To be a false prophet, Jesus would need to offer the statement as a forecast, a present assertion about a future factual circumstance. Mark's Jesus makes no such offer with respect to the timing of the glory event, and even denies that such a thing is possible in principle, at 13:32.Otherwise, we have 'Mark' as a much later writer, deliberately writing about an unfulfilled prophecy, where no one like a son of man turns up. In other words, 'Mark' would be offering us Jesus as a false prophet.
Forecasts simply are not the only variety of future contingency statements. For example, Jonah wasn't a false prophet, he just failed to realize until afterwards that he was delivering an ultimatum, rather than a forecast.
The thread has already discussed Olivet proper (13:30), wherein language that may well have originally referred to the end of the First Temple is alluded to while the teacher is overlooking the Second. Whether or not the intended reference was to the events of 70 CE, the events of 70 are an arguable fulfilment of what is arguably a scheduling statement, and so whatever the statement actually is, it isn't definitely false.
Some people argue that 14:62 makes the priest an indicator life for the fulfilment of the prophecy. I don't see why the general resurrection wouldn't situate the priest as "foretold."
And finally there's 9:1, which, when crisply separated from the rest of the speech of which it is the conclusion, sounds like a relatively clear scheduling announcement.
However, it concludes a speech which teaches that there are two kinds of death (8:35). One kind is apparently plain language mortality and the other is something else. If you plain-language die in the line of duty, then you don't die the other way.
If anybody standing there subsequently died in the line of duty, then 9:1 in context is in the process of fulfilment. Since Christians believe that lots of people have died in the line of duty, no issue arises among the pious about whether Jesus' statement is false. Lots of people have saved their (second type) lives, and now await the glory event.

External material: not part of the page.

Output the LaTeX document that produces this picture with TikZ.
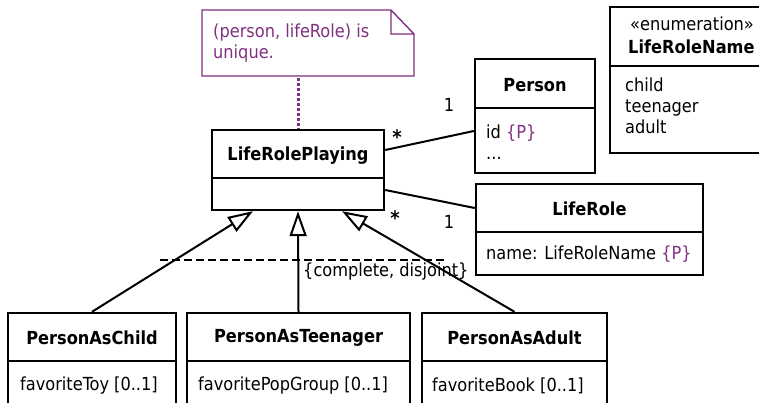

Oddly, however, there is now that chapter boundary which invites some readers to view the statement apart from the rest of the speech. The chapter boundary was put there by some Christian. Except for the chapter boundary, there would be no question of Jesus having made a scheduling forecast; the meaning would clearly be what it is and has always been for the "start at the beginning and read through to the end" listener: that some people will avoid an extranatural kind of death by naturally dying according to the approved practice.
When that Christian gratuitously introduced the chapter boundary, the new possible meaning of 9:1 was a false assertion. It follows that some Christians would offer Jesus as a false prophet, because some Christian did make the offer an admissible reading, even though Mark didn't.
That pretty much takes "prophecy fulfilment" off the table as a dating tool, IMO. It shares a foundational flaw with the "criterion of embarrassment" - there is no telling what anybody else finds embarrassing or fails to find embarrassing. Period.